WVOB
- Dothan, Alabama; United States;
- Frequency: 91.3 MHz
- Branding: Gospel 91

Programming
- Format: Southern gospel

Ownership
- Owner: Bethany Divinity College & Seminary, Inc.

History
- First air date: 1988
- Last air date: 2025
- Call sign meaning: We're Voice Of Bethany

Technical information
- Licensing authority: FCC
- Facility ID: 4951
- Class: A
- ERP: 2,500 watts
- HAAT: 100 meters (330 ft)
- Transmitter coordinates: 31°10′57.6″N 85°24′20.7″W﻿ / ﻿31.182667°N 85.405750°W

Links
- Public license information: Public file; LMS;

= WVOB =

Radio station in Dothan, Alabama

WVOB (91.3 FM, "Gospel 91") was a radio station broadcasting a southern gospel format. Licensed to Dothan, Alabama, United States, the station served the Dothan area. The station was owned by Bethany Divinity College & Seminary, Inc.
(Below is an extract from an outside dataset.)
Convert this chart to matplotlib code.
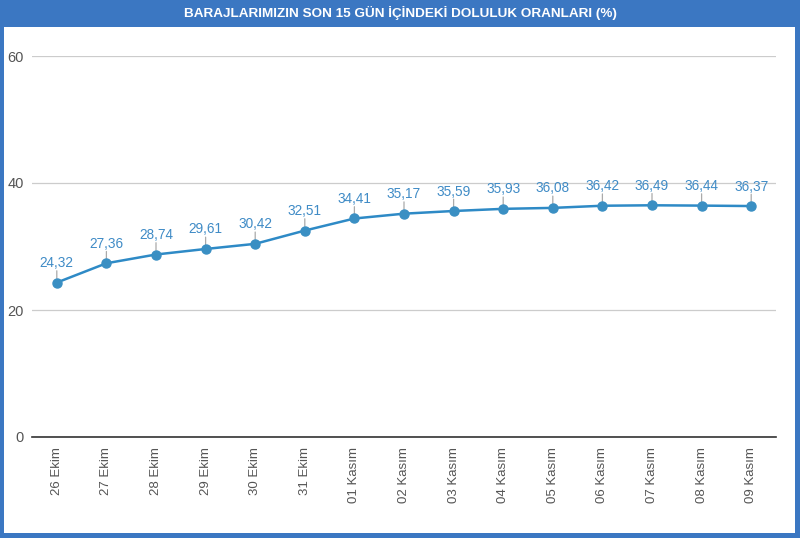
import matplotlib
matplotlib.use("Agg")
import matplotlib.pyplot as plt
from matplotlib.patches import Rectangle

dates = ["26 Ekim", "27 Ekim", "28 Ekim", "29 Ekim", "30 Ekim", "31 Ekim",
         "01 Kasım", "02 Kasım", "03 Kasım", "04 Kasım", "05 Kasım",
         "06 Kasım", "07 Kasım", "08 Kasım", "09 Kasım"]
values = [24.32, 27.36, 28.74, 29.61, 30.42, 32.51, 34.41, 35.17, 35.59,
          35.93, 36.08, 36.42, 36.49, 36.44, 36.37]
yticks = [0, 20, 40, 60]
title = "BARAJLARIMIZIN SON 15 GÜN İÇİNDEKİ DOLULUK ORANLARI (%)"

W, H = 800, 538
fig = plt.figure(figsize=(W / 100, H / 100), dpi=100)
blue = "#3b77c2"
# frame
fig.patches.append(Rectangle((0, 0), 1, 1, transform=fig.transFigure,
                             facecolor=blue, edgecolor="none", zorder=-10))
fig.patches.append(Rectangle((4 / W, 5 / H), (W - 9) / W, (H - 27 - 5) / H,
                             transform=fig.transFigure, facecolor="white",
                             edgecolor="none", zorder=-9))
fig.text(0.5, 1 - 13 / H, title, color="white", fontweight="bold",
         fontsize=9.7, ha="center", va="center", family="Liberation Sans")

left, right = 32, 776
top, bottom = 56, 437
ax = fig.add_axes([left / W, (H - bottom) / H, (right - left) / W, (bottom - top) / H])
ax.set_facecolor("none")
x = list(range(len(values)))
line_col = "#2e8ac6"
ax.plot(x, values, color=line_col, lw=1.8, marker="o", ms=6.5, mfc="#3a8fc3",
        mec="#3a8fc3", zorder=5, clip_on=False)
for xi, v in zip(x, values):
    ax.annotate("", xy=(xi, v), xytext=(0, 8.5), textcoords="offset points",
                xycoords="data",
                arrowprops=dict(arrowstyle="-", color="#aaaaaa", lw=0.9,
                                shrinkA=0, shrinkB=3))
    ax.annotate(f"{v:.2f}".replace(".", ","), xy=(xi, v), xytext=(0, 9),
                textcoords="offset points", ha="center", va="bottom",
                color="#3f8bc6", fontsize=9.8, family="Liberation Sans")

ax.set_xlim(-0.5, len(values) - 0.5)
ax.set_ylim(0, 60)
ax.set_yticks(yticks)
ax.set_yticklabels([str(t) for t in yticks], color="#555555", fontsize=10.5,
                   family="Liberation Sans")
ax.set_xticks(x)
ax.set_xticklabels(dates, rotation=90, color="#555555", fontsize=9.5,
                   family="Liberation Sans", va="top")
ax.tick_params(axis="y", length=0, pad=6)
ax.tick_params(axis="x", length=0, pad=7)
ax.grid(axis="y", color="#cccccc", lw=0.9)
ax.set_axisbelow(True)
for s in ["top", "right", "left"]:
    ax.spines[s].set_visible(False)
ax.spines["bottom"].set_color("#333333")
ax.spines["bottom"].set_linewidth(1.2)

fig.savefig("out.png", dpi=100)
The station's license was canceled on June 9, 2025, as it did not operate from an authorized location from 2018 until 2022 (longer than the one-year limit for going silent).

==Call sign history==
Between 1963 and January 1982, the call sign WVOB was assigned to a radio station in Bel Air, Maryland, which became WHRF. The call sign meant, "voice of Bel Air".